-- start of DATA --

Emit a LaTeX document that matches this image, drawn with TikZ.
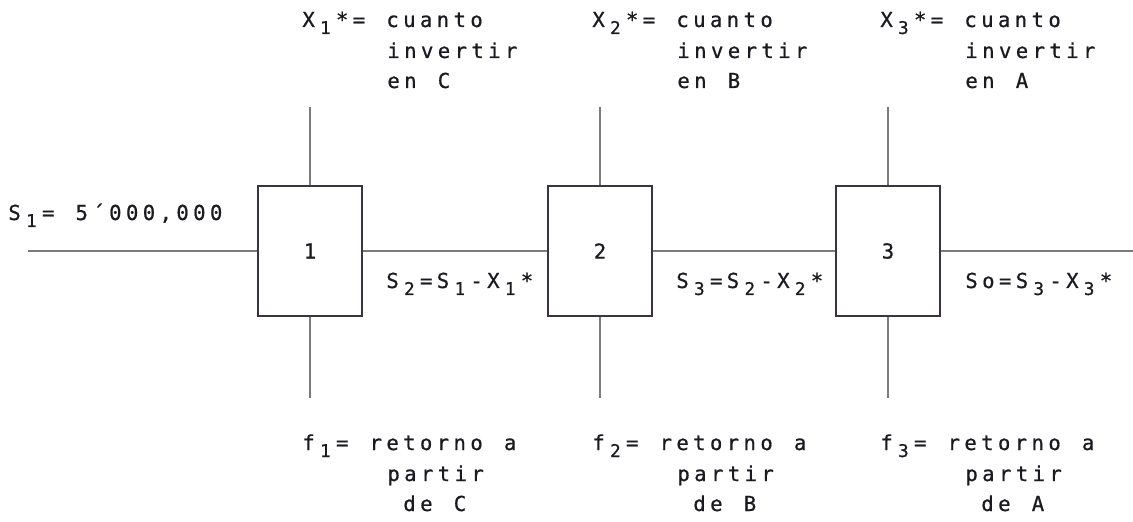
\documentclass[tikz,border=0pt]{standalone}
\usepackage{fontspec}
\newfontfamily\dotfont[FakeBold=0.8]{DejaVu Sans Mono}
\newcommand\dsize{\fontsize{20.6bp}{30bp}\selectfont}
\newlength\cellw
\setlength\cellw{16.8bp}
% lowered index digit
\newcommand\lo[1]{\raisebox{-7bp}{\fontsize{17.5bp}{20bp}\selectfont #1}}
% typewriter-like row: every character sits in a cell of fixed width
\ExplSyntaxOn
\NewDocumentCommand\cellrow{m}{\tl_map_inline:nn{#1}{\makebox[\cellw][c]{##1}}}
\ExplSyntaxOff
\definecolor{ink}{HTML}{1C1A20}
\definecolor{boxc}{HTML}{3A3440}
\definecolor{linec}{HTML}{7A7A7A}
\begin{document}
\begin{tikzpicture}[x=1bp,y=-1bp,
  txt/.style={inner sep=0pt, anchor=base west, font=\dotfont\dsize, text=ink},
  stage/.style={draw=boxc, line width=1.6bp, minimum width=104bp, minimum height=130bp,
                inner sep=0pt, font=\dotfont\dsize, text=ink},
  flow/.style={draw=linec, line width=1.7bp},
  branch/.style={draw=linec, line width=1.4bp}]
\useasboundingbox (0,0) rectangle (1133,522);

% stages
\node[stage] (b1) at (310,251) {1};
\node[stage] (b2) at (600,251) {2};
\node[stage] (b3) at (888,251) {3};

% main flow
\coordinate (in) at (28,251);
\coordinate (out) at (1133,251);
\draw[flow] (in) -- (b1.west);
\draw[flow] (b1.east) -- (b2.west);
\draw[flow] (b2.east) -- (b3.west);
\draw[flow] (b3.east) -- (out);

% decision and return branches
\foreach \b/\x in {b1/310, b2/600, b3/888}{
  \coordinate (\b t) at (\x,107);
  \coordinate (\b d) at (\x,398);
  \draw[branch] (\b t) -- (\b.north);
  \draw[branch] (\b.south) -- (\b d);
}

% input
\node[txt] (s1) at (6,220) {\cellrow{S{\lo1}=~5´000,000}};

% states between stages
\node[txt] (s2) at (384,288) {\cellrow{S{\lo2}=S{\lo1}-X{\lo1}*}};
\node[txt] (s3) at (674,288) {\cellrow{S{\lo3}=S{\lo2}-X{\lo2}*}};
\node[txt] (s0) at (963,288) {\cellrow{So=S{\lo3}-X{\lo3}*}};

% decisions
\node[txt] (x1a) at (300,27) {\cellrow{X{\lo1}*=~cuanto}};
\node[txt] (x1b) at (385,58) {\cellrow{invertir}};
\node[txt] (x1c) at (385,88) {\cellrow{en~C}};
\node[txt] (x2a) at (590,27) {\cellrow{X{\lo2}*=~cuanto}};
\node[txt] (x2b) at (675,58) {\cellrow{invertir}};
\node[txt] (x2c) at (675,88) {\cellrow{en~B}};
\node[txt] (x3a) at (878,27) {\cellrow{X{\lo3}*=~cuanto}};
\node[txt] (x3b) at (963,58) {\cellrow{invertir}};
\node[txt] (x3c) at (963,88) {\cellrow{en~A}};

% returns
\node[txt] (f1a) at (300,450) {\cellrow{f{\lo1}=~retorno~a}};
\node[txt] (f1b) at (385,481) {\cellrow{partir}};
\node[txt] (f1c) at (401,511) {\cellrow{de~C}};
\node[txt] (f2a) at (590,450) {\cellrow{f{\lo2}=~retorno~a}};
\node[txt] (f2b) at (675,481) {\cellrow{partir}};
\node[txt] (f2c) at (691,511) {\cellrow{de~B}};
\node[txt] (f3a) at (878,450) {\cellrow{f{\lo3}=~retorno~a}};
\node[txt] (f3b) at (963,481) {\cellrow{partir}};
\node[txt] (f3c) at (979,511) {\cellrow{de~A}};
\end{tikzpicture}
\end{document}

-- end of DATA --

Pictures are excluded: retype only the lines from the beginning of the listing above through the line with "(b3.east) -- (out);", both included.

Emit a LaTeX document that matches this image, drawn with TikZ.
\documentclass[tikz,border=0pt]{standalone}
\usepackage{fontspec}
\newfontfamily\dotfont[FakeBold=0.8]{DejaVu Sans Mono}
\newcommand\dsize{\fontsize{20.6bp}{30bp}\selectfont}
\newlength\cellw
\setlength\cellw{16.8bp}
% lowered index digit
\newcommand\lo[1]{\raisebox{-7bp}{\fontsize{17.5bp}{20bp}\selectfont #1}}
% typewriter-like row: every character sits in a cell of fixed width
\ExplSyntaxOn
\NewDocumentCommand\cellrow{m}{\tl_map_inline:nn{#1}{\makebox[\cellw][c]{##1}}}
\ExplSyntaxOff
\definecolor{ink}{HTML}{1C1A20}
\definecolor{boxc}{HTML}{3A3440}
\definecolor{linec}{HTML}{7A7A7A}
\begin{document}
\begin{tikzpicture}[x=1bp,y=-1bp,
  txt/.style={inner sep=0pt, anchor=base west, font=\dotfont\dsize, text=ink},
  stage/.style={draw=boxc, line width=1.6bp, minimum width=104bp, minimum height=130bp,
                inner sep=0pt, font=\dotfont\dsize, text=ink},
  flow/.style={draw=linec, line width=1.7bp},
  branch/.style={draw=linec, line width=1.4bp}]
\useasboundingbox (0,0) rectangle (1133,522);

% stages
\node[stage] (b1) at (310,251) {1};
\node[stage] (b2) at (600,251) {2};
\node[stage] (b3) at (888,251) {3};

% main flow
\coordinate (in) at (28,251);
\coordinate (out) at (1133,251);
\draw[flow] (in) -- (b1.west);
\draw[flow] (b1.east) -- (b2.west);
\draw[flow] (b2.east) -- (b3.west);
\draw[flow] (b3.east) -- (out);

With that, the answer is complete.